Uruguayan Brazilian (, Spanish: Uruguayo-brasileño, Rioplatense Spanish: Uruguayo-brasilero) is a Brazilian person of full, partial, or predominantly Uruguayan ancestry, or a Uruguayan-born person residing in Brazil.

History
Before the 1960s, the economy of Uruguay provided its citizens with middle-class affluence, and emigration was limited. With a comfortable standard of living, adequate employment opportunities, a favorable social welfare and health insurance system, and democratic freedoms, the need to leave was not pressing. On the whole, even the poorest of the Uruguayans enjoyed certain benefits that kept them satisfied enough to stay in their own country. For those who left the cultural and recreational opportunities of the cities, where 85 percent of all Uruguayans lived, the proposition of going to neighboring countries such as Argentina, with its familiar language and proximity to the home country, was more appealing than moving to Southern Brazil. Those who pursued business or educational opportunities in the Brazil and elsewhere, often returned home, never forsaking their Uruguayan citizenship.

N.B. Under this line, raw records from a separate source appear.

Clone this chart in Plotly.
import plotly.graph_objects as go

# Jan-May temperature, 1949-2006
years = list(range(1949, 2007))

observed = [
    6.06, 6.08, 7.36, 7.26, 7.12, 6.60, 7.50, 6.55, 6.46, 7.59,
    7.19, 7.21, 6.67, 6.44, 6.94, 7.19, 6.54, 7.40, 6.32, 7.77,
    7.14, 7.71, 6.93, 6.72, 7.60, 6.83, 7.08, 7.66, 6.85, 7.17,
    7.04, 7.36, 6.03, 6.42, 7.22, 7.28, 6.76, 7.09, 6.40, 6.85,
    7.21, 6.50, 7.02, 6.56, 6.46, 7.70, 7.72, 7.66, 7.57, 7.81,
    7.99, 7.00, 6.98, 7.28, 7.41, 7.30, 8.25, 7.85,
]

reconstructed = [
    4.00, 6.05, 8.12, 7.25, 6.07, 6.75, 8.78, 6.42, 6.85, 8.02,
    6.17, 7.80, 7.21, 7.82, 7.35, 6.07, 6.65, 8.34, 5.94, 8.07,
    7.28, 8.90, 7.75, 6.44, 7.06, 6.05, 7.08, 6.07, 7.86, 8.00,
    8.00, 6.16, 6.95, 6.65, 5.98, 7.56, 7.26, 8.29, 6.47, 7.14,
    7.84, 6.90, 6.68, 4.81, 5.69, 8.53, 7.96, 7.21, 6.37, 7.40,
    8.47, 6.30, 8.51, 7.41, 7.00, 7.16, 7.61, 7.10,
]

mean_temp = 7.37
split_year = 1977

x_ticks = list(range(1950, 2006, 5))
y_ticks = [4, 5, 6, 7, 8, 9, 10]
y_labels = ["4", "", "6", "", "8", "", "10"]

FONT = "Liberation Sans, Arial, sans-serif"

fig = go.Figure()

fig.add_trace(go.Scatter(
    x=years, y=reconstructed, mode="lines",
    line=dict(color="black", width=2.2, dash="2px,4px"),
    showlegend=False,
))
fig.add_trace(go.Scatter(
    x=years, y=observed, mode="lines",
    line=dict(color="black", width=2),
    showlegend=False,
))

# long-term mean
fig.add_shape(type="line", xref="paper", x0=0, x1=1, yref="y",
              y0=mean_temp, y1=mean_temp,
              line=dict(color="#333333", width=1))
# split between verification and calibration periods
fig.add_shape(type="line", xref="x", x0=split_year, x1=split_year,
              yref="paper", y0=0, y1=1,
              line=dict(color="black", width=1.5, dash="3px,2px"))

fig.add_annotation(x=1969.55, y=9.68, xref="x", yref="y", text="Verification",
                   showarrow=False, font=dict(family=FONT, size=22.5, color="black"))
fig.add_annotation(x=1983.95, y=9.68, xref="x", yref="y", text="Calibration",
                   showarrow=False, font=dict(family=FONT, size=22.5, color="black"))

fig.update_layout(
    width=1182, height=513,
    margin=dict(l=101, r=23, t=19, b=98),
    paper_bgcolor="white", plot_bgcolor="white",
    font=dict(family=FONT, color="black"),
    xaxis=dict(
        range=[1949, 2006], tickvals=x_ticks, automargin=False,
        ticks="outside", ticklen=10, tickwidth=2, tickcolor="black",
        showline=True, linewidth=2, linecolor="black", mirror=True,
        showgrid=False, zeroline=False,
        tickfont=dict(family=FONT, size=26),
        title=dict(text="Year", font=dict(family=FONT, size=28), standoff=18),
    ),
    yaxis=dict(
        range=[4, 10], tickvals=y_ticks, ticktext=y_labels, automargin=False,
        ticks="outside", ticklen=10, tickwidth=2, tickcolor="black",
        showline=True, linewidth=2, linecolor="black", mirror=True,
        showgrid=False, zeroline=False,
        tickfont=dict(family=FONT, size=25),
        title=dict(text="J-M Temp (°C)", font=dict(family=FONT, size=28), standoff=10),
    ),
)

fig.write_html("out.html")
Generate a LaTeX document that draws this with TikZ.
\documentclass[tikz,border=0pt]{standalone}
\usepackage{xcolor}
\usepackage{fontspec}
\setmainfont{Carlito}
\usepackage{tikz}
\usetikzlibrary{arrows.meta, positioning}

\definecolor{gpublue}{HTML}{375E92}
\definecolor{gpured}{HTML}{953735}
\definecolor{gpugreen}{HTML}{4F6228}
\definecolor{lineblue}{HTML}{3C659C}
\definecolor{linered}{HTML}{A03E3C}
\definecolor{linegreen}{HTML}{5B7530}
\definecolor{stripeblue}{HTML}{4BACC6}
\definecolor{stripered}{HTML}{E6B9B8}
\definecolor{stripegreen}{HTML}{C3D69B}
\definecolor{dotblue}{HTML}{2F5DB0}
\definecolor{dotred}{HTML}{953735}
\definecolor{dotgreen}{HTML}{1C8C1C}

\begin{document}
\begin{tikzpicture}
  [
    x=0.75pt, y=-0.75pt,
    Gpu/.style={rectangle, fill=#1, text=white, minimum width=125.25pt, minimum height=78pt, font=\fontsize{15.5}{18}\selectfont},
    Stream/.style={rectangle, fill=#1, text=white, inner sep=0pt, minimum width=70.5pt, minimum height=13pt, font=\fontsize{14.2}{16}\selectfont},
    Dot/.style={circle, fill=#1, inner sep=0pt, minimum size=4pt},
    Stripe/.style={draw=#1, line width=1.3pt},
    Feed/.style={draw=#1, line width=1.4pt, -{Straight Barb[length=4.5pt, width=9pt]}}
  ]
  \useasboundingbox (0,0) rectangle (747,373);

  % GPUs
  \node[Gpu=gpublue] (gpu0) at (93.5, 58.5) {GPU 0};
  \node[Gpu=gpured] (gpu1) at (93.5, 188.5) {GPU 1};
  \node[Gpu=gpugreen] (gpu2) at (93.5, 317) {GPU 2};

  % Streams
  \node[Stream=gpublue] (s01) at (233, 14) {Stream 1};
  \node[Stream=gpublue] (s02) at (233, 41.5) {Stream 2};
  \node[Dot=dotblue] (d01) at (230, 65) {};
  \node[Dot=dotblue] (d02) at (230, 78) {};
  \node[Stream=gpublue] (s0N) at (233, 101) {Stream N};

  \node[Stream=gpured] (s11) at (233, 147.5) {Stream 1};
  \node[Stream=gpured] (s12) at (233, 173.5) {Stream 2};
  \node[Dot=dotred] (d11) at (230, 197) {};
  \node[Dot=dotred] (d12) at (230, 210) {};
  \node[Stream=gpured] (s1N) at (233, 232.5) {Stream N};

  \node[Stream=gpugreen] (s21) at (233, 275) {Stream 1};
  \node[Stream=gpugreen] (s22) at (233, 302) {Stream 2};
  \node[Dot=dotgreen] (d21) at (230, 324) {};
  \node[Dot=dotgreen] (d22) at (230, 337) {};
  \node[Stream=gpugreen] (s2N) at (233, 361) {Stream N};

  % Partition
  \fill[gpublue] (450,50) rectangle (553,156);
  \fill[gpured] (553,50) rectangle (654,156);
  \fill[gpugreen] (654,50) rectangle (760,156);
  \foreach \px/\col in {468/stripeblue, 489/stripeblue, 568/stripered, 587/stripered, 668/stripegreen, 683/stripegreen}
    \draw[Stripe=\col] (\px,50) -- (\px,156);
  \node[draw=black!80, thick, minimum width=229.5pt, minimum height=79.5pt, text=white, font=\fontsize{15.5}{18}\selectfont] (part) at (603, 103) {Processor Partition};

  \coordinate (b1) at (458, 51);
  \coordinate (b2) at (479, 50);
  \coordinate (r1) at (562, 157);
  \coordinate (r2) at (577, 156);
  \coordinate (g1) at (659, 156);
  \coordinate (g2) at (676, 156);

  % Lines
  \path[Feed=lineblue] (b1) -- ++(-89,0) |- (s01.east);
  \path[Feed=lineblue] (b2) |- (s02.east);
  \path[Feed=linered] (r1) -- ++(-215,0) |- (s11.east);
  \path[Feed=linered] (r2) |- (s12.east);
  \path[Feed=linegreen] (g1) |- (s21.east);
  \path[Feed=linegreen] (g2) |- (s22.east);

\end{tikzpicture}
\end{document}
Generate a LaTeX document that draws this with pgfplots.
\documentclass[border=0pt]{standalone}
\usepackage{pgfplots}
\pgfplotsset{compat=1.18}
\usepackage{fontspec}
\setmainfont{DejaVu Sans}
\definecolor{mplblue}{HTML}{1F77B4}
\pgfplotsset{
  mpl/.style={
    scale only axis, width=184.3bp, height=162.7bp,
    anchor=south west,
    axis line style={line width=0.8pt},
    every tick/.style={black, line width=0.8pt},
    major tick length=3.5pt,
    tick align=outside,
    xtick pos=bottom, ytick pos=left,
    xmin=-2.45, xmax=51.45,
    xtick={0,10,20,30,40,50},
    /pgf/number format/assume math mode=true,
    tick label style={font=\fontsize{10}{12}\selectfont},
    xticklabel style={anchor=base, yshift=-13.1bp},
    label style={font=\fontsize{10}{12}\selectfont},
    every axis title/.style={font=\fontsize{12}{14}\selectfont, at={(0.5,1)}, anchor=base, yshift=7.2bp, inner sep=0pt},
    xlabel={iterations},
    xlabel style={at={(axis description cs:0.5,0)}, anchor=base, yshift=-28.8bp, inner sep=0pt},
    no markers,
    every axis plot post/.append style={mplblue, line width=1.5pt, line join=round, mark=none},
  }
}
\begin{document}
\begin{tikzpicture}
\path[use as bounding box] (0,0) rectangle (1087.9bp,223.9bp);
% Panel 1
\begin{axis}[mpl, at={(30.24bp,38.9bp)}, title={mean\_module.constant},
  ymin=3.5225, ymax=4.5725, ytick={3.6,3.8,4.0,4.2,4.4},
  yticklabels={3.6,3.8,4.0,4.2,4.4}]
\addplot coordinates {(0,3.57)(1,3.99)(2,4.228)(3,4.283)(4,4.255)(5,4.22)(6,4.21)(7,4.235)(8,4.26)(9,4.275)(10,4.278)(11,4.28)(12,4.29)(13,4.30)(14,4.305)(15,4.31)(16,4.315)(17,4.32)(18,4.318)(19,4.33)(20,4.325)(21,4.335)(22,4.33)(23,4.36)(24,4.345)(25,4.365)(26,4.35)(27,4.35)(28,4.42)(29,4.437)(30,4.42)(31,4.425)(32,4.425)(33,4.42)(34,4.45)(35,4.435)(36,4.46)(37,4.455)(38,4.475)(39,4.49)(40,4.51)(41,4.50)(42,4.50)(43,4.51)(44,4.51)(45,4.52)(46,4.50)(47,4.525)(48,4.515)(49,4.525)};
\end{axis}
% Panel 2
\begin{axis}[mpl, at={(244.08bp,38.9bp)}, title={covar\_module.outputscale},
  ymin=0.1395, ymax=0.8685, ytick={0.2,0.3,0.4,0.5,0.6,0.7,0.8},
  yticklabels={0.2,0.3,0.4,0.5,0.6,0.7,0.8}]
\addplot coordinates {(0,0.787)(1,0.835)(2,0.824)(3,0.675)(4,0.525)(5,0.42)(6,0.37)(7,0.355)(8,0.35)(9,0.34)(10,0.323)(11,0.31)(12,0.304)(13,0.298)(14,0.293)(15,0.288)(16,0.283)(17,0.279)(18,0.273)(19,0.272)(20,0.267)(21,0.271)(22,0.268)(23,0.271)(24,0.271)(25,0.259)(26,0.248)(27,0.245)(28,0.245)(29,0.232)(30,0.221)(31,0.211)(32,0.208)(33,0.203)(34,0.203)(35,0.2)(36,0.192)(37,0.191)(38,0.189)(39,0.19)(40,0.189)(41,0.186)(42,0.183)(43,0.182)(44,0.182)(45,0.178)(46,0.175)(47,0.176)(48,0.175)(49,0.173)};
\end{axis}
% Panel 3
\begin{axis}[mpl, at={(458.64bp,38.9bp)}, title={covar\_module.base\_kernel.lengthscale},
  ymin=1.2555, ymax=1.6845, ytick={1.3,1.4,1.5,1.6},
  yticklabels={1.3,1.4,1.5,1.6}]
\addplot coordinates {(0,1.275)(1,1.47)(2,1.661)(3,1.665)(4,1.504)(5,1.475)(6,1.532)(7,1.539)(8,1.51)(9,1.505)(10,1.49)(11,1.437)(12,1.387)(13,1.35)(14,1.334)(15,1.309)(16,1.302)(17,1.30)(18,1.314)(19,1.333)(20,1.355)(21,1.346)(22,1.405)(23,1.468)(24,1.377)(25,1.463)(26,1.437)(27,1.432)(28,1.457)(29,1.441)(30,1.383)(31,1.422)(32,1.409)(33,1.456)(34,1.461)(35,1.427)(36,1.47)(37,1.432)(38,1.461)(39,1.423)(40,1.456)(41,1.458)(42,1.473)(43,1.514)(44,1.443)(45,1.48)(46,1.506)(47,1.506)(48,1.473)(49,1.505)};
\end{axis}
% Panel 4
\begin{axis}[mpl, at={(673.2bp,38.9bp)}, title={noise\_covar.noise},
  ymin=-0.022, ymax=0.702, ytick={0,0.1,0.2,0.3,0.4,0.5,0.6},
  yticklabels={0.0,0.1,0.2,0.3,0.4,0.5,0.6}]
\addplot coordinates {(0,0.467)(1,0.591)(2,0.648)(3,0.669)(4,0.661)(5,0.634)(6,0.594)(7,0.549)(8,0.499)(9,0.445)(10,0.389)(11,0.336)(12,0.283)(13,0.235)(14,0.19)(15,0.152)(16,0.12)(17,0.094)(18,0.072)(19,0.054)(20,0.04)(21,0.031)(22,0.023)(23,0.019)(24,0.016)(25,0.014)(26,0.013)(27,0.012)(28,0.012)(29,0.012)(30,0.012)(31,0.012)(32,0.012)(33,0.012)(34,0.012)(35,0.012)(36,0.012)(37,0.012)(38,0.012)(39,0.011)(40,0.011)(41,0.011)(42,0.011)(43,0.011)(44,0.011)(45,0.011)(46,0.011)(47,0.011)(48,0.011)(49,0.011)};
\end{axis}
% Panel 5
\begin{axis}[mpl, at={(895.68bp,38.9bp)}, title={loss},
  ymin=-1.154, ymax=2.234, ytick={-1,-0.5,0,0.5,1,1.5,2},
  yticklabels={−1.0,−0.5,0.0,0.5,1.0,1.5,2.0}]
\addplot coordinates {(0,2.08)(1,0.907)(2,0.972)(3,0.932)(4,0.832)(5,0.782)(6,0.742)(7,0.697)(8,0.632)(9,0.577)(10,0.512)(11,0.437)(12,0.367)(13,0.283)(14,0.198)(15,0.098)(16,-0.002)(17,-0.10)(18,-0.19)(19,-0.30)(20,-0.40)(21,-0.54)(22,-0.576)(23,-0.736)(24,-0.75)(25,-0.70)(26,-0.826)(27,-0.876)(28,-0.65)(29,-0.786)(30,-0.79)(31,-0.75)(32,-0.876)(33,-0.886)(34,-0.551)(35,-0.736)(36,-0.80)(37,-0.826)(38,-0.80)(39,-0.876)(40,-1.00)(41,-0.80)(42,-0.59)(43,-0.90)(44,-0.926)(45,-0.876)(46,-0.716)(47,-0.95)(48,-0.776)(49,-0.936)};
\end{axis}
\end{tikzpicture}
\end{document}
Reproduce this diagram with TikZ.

Two factors changed the complacency of Uruguayans. First, there were economic and political problems in Uruguay after World War II, particularly money and employment crisis during the 1960s and 1970s. Second, an oppressive military regime took control of the government. Now, there were motivating factors to leave Uruguay, and the people leaving Uruguay in vast numbers were the ones that the country could least afford to lose—well-educated professionals and the young. This, too, marked the beginning of the social security crisis. As the aging population retired, and young people left the country, the burden on the country's financial resources grew. Of Uruguay immigrants from 1963 to 1975, 17.7 percent of them were aged 14 years or younger, 68 percent of them were between the ages of 15 and 39, and only 14.3 percent were over 40 years old. The continued employment problems of the late 1980s represented yet another impetus for the youth of Uruguay to seek employment and new lives elsewhere. Some of them went to the United States, but the largest population of Uruguayan emigrants continued to reside in Argentina and Brazil.

Modern estimates put the figure of Uruguayans in Brazil at about 55,000.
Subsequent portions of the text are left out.